What is required – Scan the records and identify every line in which the string "this" occurs, then return those lines.

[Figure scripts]
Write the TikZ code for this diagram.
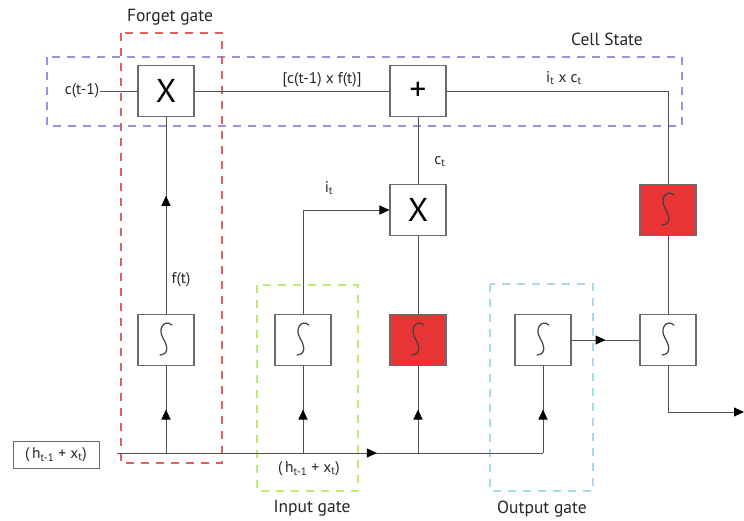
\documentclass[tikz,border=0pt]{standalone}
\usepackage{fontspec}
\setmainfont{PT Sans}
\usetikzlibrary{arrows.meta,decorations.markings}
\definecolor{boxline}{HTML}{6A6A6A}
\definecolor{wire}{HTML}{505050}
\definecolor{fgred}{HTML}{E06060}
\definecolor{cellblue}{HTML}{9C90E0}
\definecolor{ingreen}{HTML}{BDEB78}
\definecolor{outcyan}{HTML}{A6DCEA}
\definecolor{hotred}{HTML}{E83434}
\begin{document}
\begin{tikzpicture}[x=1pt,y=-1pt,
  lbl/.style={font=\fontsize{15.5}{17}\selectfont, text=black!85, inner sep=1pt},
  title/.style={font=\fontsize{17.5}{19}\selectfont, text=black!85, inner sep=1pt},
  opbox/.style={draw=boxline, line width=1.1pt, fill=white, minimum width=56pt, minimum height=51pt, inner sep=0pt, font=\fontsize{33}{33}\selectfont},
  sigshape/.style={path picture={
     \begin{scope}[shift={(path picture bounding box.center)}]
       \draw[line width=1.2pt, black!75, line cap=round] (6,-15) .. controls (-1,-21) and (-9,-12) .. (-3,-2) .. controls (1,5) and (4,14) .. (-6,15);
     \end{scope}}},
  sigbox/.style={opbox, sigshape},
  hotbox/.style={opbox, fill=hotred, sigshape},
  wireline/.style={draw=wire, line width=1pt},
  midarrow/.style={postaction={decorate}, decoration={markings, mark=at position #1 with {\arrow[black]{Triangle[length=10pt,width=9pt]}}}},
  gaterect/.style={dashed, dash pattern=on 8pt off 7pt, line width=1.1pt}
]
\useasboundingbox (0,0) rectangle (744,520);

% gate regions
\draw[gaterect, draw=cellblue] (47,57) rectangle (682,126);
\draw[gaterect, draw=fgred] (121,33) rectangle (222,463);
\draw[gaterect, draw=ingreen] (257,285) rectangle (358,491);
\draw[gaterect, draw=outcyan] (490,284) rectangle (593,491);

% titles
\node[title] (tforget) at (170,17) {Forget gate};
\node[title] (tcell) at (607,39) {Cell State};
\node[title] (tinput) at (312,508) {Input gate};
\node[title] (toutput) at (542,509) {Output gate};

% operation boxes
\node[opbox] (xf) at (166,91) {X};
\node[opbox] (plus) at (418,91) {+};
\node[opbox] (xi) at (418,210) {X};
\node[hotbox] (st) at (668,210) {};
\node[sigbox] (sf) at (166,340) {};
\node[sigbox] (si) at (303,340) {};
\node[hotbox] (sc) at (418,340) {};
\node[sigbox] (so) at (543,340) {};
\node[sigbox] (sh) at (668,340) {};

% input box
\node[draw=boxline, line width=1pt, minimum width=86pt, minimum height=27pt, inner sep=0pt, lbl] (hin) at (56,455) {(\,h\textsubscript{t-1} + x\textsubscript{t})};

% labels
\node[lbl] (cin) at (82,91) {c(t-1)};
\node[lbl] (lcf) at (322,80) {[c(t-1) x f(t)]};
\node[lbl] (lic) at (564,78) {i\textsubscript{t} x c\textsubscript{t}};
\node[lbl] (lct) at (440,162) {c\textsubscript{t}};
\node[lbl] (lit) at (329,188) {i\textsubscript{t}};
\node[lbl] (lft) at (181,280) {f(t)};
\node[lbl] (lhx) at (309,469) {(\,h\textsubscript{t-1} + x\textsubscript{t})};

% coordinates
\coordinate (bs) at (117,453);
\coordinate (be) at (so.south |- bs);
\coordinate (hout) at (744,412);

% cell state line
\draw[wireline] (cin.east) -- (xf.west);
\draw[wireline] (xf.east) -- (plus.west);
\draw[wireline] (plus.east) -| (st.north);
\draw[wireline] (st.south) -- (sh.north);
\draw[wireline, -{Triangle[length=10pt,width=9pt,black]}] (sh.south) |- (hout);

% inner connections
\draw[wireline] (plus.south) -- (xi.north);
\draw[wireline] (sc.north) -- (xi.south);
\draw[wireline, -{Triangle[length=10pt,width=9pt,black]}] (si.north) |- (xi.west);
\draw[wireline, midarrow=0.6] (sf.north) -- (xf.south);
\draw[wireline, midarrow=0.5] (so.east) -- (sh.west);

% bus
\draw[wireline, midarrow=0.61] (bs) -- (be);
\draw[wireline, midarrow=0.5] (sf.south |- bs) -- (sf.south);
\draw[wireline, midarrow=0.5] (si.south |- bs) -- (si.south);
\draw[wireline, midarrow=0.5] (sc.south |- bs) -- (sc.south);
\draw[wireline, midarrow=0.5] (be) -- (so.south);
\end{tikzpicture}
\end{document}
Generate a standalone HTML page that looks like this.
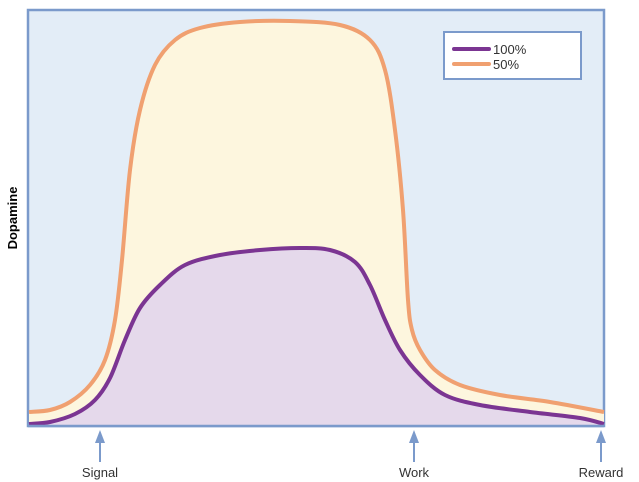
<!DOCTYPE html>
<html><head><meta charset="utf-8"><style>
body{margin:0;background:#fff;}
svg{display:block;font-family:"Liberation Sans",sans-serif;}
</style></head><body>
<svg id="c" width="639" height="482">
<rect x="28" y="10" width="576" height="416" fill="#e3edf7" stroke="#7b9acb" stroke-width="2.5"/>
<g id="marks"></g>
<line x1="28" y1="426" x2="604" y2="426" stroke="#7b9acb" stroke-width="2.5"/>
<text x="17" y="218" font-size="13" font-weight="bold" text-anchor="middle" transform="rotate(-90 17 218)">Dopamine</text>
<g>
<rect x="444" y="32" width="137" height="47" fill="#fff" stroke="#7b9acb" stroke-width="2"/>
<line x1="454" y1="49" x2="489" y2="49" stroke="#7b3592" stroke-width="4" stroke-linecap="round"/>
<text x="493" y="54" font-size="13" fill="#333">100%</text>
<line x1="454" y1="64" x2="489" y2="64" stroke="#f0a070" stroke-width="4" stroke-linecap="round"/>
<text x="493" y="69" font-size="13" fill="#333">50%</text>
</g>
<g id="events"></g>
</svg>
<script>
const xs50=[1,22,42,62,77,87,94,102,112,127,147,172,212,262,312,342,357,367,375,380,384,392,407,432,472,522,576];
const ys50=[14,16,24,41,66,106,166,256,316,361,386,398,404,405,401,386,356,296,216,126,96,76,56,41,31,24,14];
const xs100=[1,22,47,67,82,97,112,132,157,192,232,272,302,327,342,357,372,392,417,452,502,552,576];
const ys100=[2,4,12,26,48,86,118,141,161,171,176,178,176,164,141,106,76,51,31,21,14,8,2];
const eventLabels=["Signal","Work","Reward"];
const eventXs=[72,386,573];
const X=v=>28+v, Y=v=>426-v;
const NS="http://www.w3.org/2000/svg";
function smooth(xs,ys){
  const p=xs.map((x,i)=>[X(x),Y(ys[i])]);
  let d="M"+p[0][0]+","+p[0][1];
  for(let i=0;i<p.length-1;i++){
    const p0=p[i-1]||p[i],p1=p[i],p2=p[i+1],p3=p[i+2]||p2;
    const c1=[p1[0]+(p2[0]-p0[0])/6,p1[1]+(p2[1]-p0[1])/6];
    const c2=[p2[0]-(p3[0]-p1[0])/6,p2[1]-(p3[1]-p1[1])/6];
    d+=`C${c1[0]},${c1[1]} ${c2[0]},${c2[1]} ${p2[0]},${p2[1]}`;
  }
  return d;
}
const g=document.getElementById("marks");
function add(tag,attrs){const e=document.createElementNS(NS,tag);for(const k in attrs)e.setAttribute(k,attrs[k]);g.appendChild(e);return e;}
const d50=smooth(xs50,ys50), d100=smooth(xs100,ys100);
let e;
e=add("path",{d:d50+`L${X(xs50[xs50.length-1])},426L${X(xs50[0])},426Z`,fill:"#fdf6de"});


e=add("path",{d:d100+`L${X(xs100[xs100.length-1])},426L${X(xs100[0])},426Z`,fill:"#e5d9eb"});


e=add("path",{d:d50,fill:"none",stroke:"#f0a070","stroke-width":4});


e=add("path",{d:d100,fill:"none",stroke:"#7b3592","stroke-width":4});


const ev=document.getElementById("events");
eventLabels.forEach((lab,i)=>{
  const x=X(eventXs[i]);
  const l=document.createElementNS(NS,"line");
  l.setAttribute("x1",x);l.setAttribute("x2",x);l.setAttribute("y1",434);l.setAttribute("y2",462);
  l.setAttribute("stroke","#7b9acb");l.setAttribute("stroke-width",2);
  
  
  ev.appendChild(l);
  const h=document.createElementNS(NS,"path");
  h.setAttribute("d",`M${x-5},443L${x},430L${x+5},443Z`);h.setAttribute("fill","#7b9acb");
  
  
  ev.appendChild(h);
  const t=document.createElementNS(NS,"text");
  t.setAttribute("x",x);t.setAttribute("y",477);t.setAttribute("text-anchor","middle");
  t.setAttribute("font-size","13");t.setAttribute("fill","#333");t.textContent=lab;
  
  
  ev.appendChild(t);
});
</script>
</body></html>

Answer below –
Write the TikZ code for this diagram.
Generate a standalone HTML page that looks like this.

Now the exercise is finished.